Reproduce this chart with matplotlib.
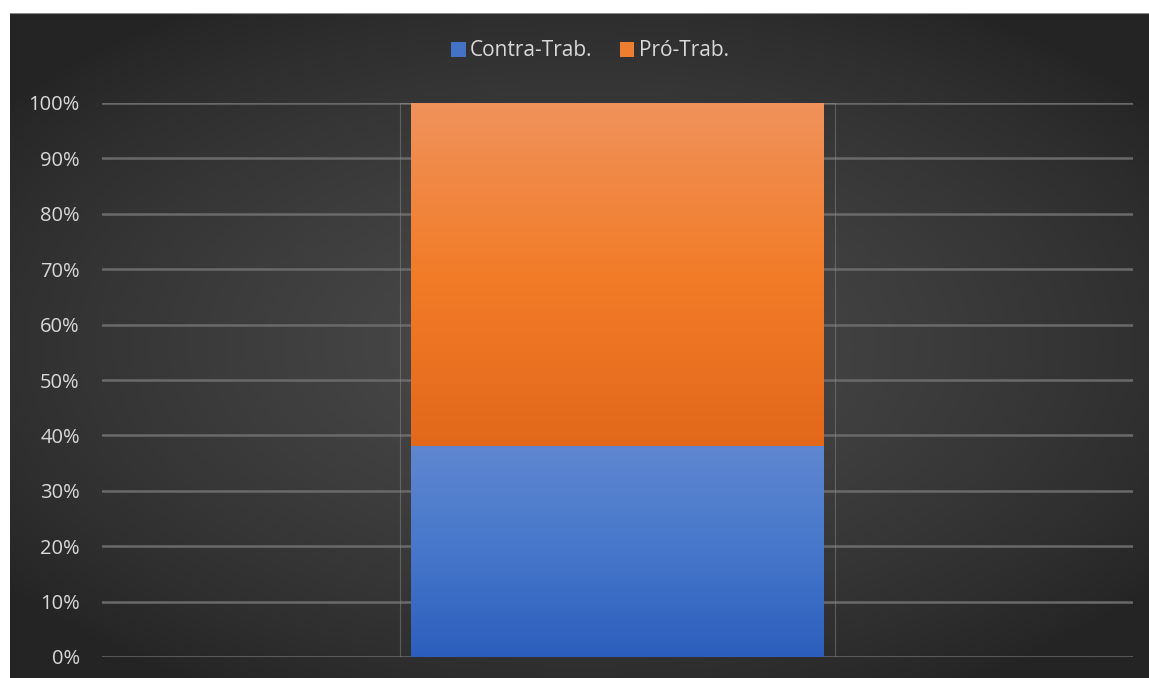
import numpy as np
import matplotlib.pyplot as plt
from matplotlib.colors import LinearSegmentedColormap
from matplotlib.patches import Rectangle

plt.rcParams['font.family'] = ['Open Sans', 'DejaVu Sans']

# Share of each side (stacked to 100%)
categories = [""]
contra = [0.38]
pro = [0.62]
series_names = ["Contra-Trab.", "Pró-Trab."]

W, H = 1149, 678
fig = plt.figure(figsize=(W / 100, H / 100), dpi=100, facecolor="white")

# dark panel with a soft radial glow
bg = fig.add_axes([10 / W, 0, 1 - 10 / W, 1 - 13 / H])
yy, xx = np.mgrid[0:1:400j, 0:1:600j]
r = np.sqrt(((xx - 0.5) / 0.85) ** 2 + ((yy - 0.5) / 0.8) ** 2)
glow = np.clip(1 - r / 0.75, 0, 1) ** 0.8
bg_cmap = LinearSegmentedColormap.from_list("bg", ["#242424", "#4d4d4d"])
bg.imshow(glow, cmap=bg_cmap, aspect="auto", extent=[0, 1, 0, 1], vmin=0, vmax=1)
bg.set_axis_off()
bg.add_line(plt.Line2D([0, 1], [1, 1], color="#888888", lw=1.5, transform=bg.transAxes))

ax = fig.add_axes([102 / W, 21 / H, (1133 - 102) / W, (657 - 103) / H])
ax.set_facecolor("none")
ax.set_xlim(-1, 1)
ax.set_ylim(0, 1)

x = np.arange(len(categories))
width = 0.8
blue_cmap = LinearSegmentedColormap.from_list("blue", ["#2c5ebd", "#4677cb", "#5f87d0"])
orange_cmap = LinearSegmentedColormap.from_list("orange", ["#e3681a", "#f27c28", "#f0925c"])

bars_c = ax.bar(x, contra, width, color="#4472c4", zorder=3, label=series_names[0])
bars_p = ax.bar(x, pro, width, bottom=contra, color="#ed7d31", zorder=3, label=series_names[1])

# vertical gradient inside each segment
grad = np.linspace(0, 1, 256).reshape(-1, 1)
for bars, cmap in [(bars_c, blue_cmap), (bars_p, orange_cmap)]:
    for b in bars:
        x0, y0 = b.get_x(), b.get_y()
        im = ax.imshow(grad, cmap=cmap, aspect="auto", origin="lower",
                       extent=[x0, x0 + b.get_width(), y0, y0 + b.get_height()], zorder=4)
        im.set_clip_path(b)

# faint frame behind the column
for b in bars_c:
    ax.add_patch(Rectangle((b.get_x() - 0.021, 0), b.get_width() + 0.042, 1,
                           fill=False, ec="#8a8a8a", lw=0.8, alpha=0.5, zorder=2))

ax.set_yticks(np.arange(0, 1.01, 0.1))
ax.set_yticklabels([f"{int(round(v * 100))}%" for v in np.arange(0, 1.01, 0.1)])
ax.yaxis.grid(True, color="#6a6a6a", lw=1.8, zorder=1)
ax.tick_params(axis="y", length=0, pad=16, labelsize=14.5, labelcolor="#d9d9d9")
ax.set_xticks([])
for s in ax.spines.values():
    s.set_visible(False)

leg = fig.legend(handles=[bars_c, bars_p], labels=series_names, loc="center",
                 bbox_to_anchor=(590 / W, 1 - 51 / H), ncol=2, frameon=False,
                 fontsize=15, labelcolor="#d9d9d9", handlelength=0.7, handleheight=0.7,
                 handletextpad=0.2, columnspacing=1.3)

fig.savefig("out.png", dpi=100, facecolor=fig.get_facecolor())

• • • •

__Requirement__: Restate each line from the start of the listing through the line bearing "im.set_clip_path(b)" word for word. Drop the pictures.

__Complete output__:
Reproduce this chart with matplotlib.
import numpy as np
import matplotlib.pyplot as plt
from matplotlib.colors import LinearSegmentedColormap
from matplotlib.patches import Rectangle

plt.rcParams['font.family'] = ['Open Sans', 'DejaVu Sans']

# Share of each side (stacked to 100%)
categories = [""]
contra = [0.38]
pro = [0.62]
series_names = ["Contra-Trab.", "Pró-Trab."]

W, H = 1149, 678
fig = plt.figure(figsize=(W / 100, H / 100), dpi=100, facecolor="white")

# dark panel with a soft radial glow
bg = fig.add_axes([10 / W, 0, 1 - 10 / W, 1 - 13 / H])
yy, xx = np.mgrid[0:1:400j, 0:1:600j]
r = np.sqrt(((xx - 0.5) / 0.85) ** 2 + ((yy - 0.5) / 0.8) ** 2)
glow = np.clip(1 - r / 0.75, 0, 1) ** 0.8
bg_cmap = LinearSegmentedColormap.from_list("bg", ["#242424", "#4d4d4d"])
bg.imshow(glow, cmap=bg_cmap, aspect="auto", extent=[0, 1, 0, 1], vmin=0, vmax=1)
bg.set_axis_off()
bg.add_line(plt.Line2D([0, 1], [1, 1], color="#888888", lw=1.5, transform=bg.transAxes))

ax = fig.add_axes([102 / W, 21 / H, (1133 - 102) / W, (657 - 103) / H])
ax.set_facecolor("none")
ax.set_xlim(-1, 1)
ax.set_ylim(0, 1)

x = np.arange(len(categories))
width = 0.8
blue_cmap = LinearSegmentedColormap.from_list("blue", ["#2c5ebd", "#4677cb", "#5f87d0"])
orange_cmap = LinearSegmentedColormap.from_list("orange", ["#e3681a", "#f27c28", "#f0925c"])

bars_c = ax.bar(x, contra, width, color="#4472c4", zorder=3, label=series_names[0])
bars_p = ax.bar(x, pro, width, bottom=contra, color="#ed7d31", zorder=3, label=series_names[1])

# vertical gradient inside each segment
grad = np.linspace(0, 1, 256).reshape(-1, 1)
for bars, cmap in [(bars_c, blue_cmap), (bars_p, orange_cmap)]:
    for b in bars:
        x0, y0 = b.get_x(), b.get_y()
        im = ax.imshow(grad, cmap=cmap, aspect="auto", origin="lower",
                       extent=[x0, x0 + b.get_width(), y0, y0 + b.get_height()], zorder=4)
        im.set_clip_path(b)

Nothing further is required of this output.